Потребности в войне есть у элит. Опасно, что война представляется наилучшим или единственным выходом для нескольких элитных групп, имеющих во многом конфликтные интересы. Они сходятся на войне так же, как сходятся на Путине. Отсюда распространенные догадки: Путин – это война, Путин хочет войны. К сожалению, этим элитам нужна настоящая война, пусть не мировая термоядерная, но настолько серьезная, что под нее списываются грехи, долги, деловые и трудовые конфликты, нераскрытые преступления. Эти элитные настроения проникают в масс-медиа, оттуда – в публику. Возможно, что развернувшиеся там заигрывания с идеей войны послужили средством ее детабуирования[1]. Как бы то ни было, не элиты и не медиа создают тот феномен массового провозвещения грядущей войны, который мы наблюдали на фокус-группах.
У широкой общественности есть свои причины для влечения к войне. К счастью, ей достаточно символической войны, воображаемого конца света, которые служат отнесенному в будущее разрешению ценностных конфликтов, которыми переполнен гибридный дискурс как феномен гибридной войны. Речь идет об упомянутом двоемыслии в вопросе о войне на Украине и роли России в ее развитии. Официозная, властная трактовка происходящего – а именно: РФ не является одной из сторон в этом конфликте, – этот возвышающий нас обман, признается первой правдой, описанием сущего как должного. Правда, второй вариант, о котором догадываются, который знают (наша страна участвует в этой войне), вытесняется на нижние этажи массового сознания, которое, вообще говоря, является отражением социальной структуры, актуальной статусно-ролевой структуры общества.
В этой структуре есть место «пятой колонне» – не согласной с властью части общества, загнанной в подвальный этаж. В этом подполье сознания находится теперь дискурс оппозиции, ее правда о происходящем. Политический конфликт власти и оппозиции повторяется в массовом сознании как конфликт дискурсов, как борьба двух правд. Это тягостное для массового сознания состояние.
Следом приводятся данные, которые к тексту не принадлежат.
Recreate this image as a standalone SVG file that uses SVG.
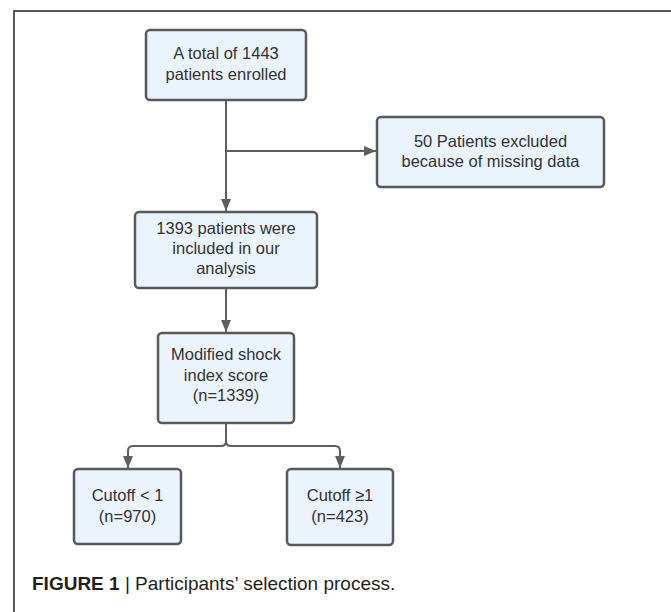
<svg xmlns="http://www.w3.org/2000/svg" width="671" height="612" viewBox="0 0 671 612">
  <style>
    .box { fill: #EBF3FC; stroke: #595959; stroke-width: 2.5; }
    .t { font-family: "Liberation Sans", Arial, sans-serif; font-size: 16.5px; fill: #333333; text-anchor: middle; }
    .conn { fill: none; stroke: #5E5E5E; stroke-width: 2; }
    .cap { font-family: "Liberation Sans", Arial, sans-serif; font-size: 19px; fill: #231F20; }
  </style>
  <defs>
    <marker id="arrow" markerUnits="userSpaceOnUse" markerWidth="12" markerHeight="10" refX="12" refY="5" orient="auto">
      <path d="M0,0 L12,5 L0,10 z" fill="#5E5E5E"/>
    </marker>
  </defs>
  <rect x="0" y="0" width="671" height="612" fill="#FFFFFF"/>
  <path d="M14 612 V11 H671" fill="none" stroke="#222222" stroke-width="1.5"/>

  <g id="connectors">
    <path class="conn" d="M226 100 V211" marker-end="url(#arrow)"/>
    <path class="conn" d="M226 151 H376" marker-end="url(#arrow)"/>
    <path class="conn" d="M226 288 V332" marker-end="url(#arrow)"/>
    <path class="conn" d="M226 423 V441 Q226 446 221 446 H133 Q128 446 128 451 V468" marker-end="url(#arrow)"/>
    <path class="conn" d="M226 441 Q226 446 231 446 H335 Q340 446 340 451 V468" marker-end="url(#arrow)"/>
  </g>

  <g id="enrolled">
    <rect class="box" x="146" y="30" width="160" height="70" rx="4"/>
    <text class="t" x="226" y="59">A total of 1443</text>
    <text class="t" x="226" y="80">patients enrolled</text>
  </g>

  <g id="excluded">
    <rect class="box" x="377" y="117" width="227" height="70" rx="4"/>
    <text class="t" x="490.5" y="147">50 Patients excluded</text>
    <text class="t" x="490.5" y="167">because of missing data</text>
  </g>

  <g id="included">
    <rect class="box" x="135" y="212" width="182" height="76" rx="4"/>
    <text class="t" x="226" y="234">1393 patients were</text>
    <text class="t" x="226" y="254">included in our</text>
    <text class="t" x="226" y="273.5">analysis</text>
  </g>

  <g id="msi">
    <rect class="box" x="158" y="333" width="136" height="90" rx="4"/>
    <text class="t" x="226" y="360">Modified shock</text>
    <text class="t" x="226" y="380.5">index score</text>
    <text class="t" x="226" y="401">(n=1339)</text>
  </g>

  <g id="cutoff-low">
    <rect class="box" x="74" y="469" width="107" height="75" rx="4"/>
    <text class="t" x="127.5" y="501">Cutoff &lt; 1</text>
    <text class="t" x="127.5" y="522">(n=970)</text>
  </g>

  <g id="cutoff-high">
    <rect class="box" x="287" y="469" width="106" height="76" rx="4"/>
    <text class="t" x="340" y="501">Cutoff ≥1</text>
    <text class="t" x="340" y="522">(n=423)</text>
  </g>

  <text class="cap" x="32" y="590"><tspan font-weight="bold">FIGURE 1</tspan> | Participants’ selection process.</text>
</svg>
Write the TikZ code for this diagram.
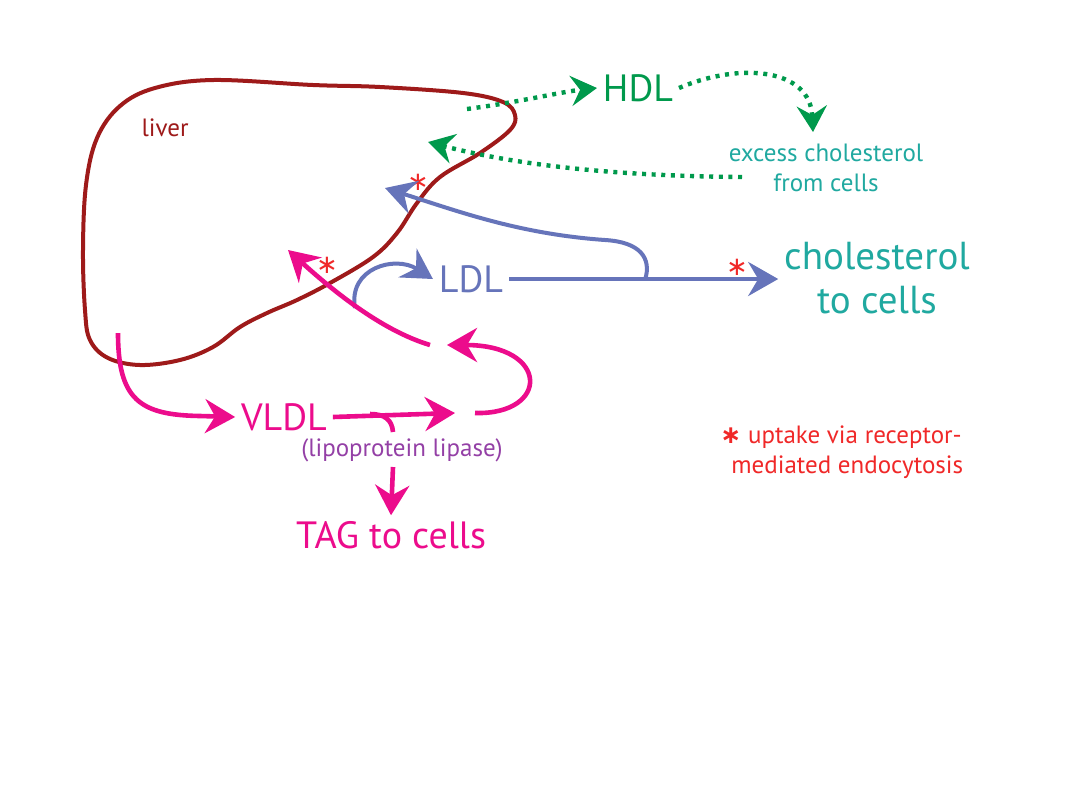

Война – с ее законами чрезвычайности, отменяющими повседневный порядок вещей, – способна отменить этот разлад, способна избавить от постоянно звучащего шепота совести. Воображая войну, люди воображают и переживают это избавление. Участие своей страны в настоящей войне на Украине отрицается, но признается внутренне. Чтобы избавиться от возникающего конфликта, связанного с настоящей войной, люди призывают войну вымышленную, войну-игру. По этой причине им не важно, что это за война и с кем она. Во всех случаях, впрочем, считается, что это косвенным образом есть сражение с Америкой, которая всегда стоит за теми, с кем мы воюем. Даже если это гражданская война, в которой против сторонников Путина выступают его противники, за спиной последних стоят США. Поэтому масштаб такой войны всегда глобальный, мировой. Только такая война способна выполнить предназначаемую ей роль очистителя сознания и совести. Это война, про которую надо сказать, что ее никогда не будет, и – это столь же верно – что в массовом сознании она уже идет.
[1] Ср.: блицкриг в августе 2008 года отметился взлетом рейтинга Путина, а также ростом антиамериканских и антигрузинских настроений, но теперь он забыт и не помнится под заголовком/тегом «война».